At even the barest grocery store, you probably have a choice between standard or cage-free eggs; at Whole Foods, you’re looking at enough options to make you dizzy. But you can’t count on label-reading to tell you how those egg-laying hens were really treated – Big Ag is way too crafty for that.
That’s why you should know the disturbing truth about what really goes on at those egg farms, no matter what the label says. By the time you’re done reading, that omelette may look a lot less appealing.
Caged: If label has no information about how the hens are housed, you can bet that they’re forced into battery cages, where each bird gets a space about the size of a sheet of paper and cannot even spread her wings. Beaks are cut off with a hot blade to keep the overcrowded hens from injuring one another; this process is so painful, some hens cannot eat afterward, and die of dehydration.
Caged hens are often starved for extended periods of time to unnaturally increase egg production. This is called forced molting, and is so brutal that many chickens die from the process.
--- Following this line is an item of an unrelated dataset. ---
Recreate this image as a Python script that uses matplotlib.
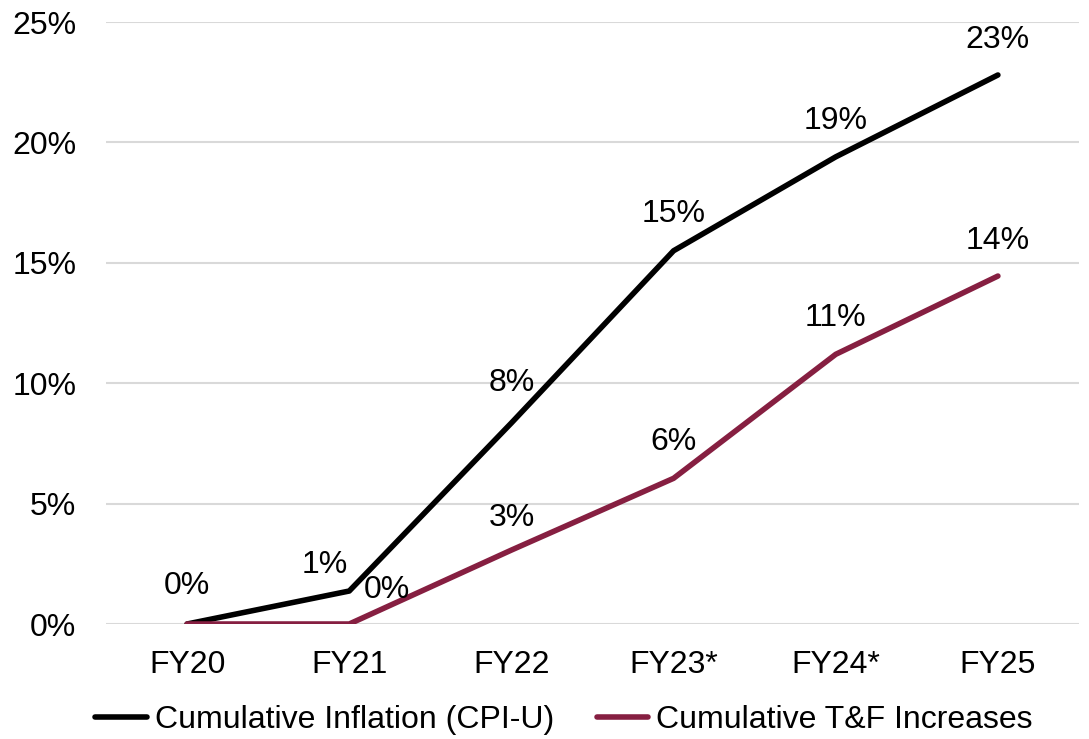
import matplotlib.pyplot as plt
from matplotlib.ticker import PercentFormatter

plt.rcParams['font.family'] = ['Liberation Sans', 'DejaVu Sans']

years = ['FY20', 'FY21', 'FY22', 'FY23*', 'FY24*', 'FY25']
cpi = [0.0, 1.37, 8.35, 15.5, 19.4, 22.8]
tf = [0.0, 0.0, 3.07, 6.05, 11.2, 14.45]
cpi_labels = ['0%', '1%', '8%', '15%', '19%', '23%']
tf_labels = ['', '0%', '3%', '6%', '11%', '14%']

black = '#000000'
maroon = '#861F41'
fs = 23

fig = plt.figure(figsize=(10.89, 7.39), dpi=100)
ax = fig.add_axes([106 / 1089, 1 - 624 / 739, 973 / 1089, 602 / 739])

x = range(len(years))
ax.plot(x, [v / 100 for v in cpi], color=black, lw=4.0, solid_capstyle='round',
        solid_joinstyle='round', label='Cumulative Inflation (CPI-U)', zorder=3)
ax.plot(x, [v / 100 for v in tf], color=maroon, lw=4.0, solid_capstyle='round',
        solid_joinstyle='round', label='Cumulative T&F Increases', zorder=3)

# label offsets in pixels (dx, dy), some nudged by hand as in the original
cpi_off = [(0, 38), (-25, 26), (0, 40), (0, 37), (0, 36), (0, 35)]
tf_off = [(0, 36), (38, 34), (0, 32), (0, 36), (0, 36), (0, 35)]
for i, (v, t) in enumerate(zip(cpi, cpi_labels)):
    ax.annotate(t, (i, v / 100), xytext=cpi_off[i], textcoords='offset pixels',
                ha='center', va='center', fontsize=fs)
for i, (v, t) in enumerate(zip(tf, tf_labels)):
    if t:
        ax.annotate(t, (i, v / 100), xytext=tf_off[i], textcoords='offset pixels',
                    ha='center', va='center', fontsize=fs)

ax.set_xlim(-0.5, 5.5)
ax.set_ylim(0, 0.25)
ax.set_yticks([0, 0.05, 0.10, 0.15, 0.20, 0.25])
ax.yaxis.set_major_formatter(PercentFormatter(1.0, decimals=0))
ax.set_xticks(list(x))
ax.set_xticklabels(years)
ax.tick_params(axis='both', length=0, labelsize=fs)
ax.tick_params(axis='x', pad=19)
ax.tick_params(axis='y', pad=21.5)
ax.grid(axis='y', color='#D9D9D9', lw=1.5)
ax.set_axisbelow(True)
for s in ax.spines.values():
    s.set_visible(False)

fig.legend(loc='center', bbox_to_anchor=(564 / 1089, 1 - 720 / 739), ncol=2, frameon=False,
           fontsize=fs, handlelength=1.6, handletextpad=0.25, columnspacing=1.35)

fig.savefig('out.png', dpi=100)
Cage-free: These hens are housed in a large room. They may not be in cages, but they’re still stuffed into a very tight space, and will never see the light of day. Like caged hens, they’re beaks are brutally cut, and they may endure forced molting.
Free range/free roaming:
“Free range” farms sound like paradise, right? But these places are nothing like they seem. Hens are crammed into crowded sheds, and may see the sun for just minutes a day. Some never even get outside because the door is blocked by the crowd. Beak-cutting and forced molting are permitted.
See the real story in this 360-degree video of a free range egg farm. It may surprise you.
Pasture-raised hens often spend most of the day outdoors, but no regulations exist for this label so you can’t know for sure. Beak cutting and forced molting are also allowed on these farms.
No matter how humane you think any egg farm is, there’s one barbaric practice that happens virtually everywhere: All male chicks are gassed to death or ground alive because the egg industry has no use for them. This is what it looks like:
The reality is that no matter how pretty the package or how much cash you shell out (no pun intended), there truly is no humane egg. So now, the question becomes this: is the benefit of eating eggs truly worth the suffering it causes?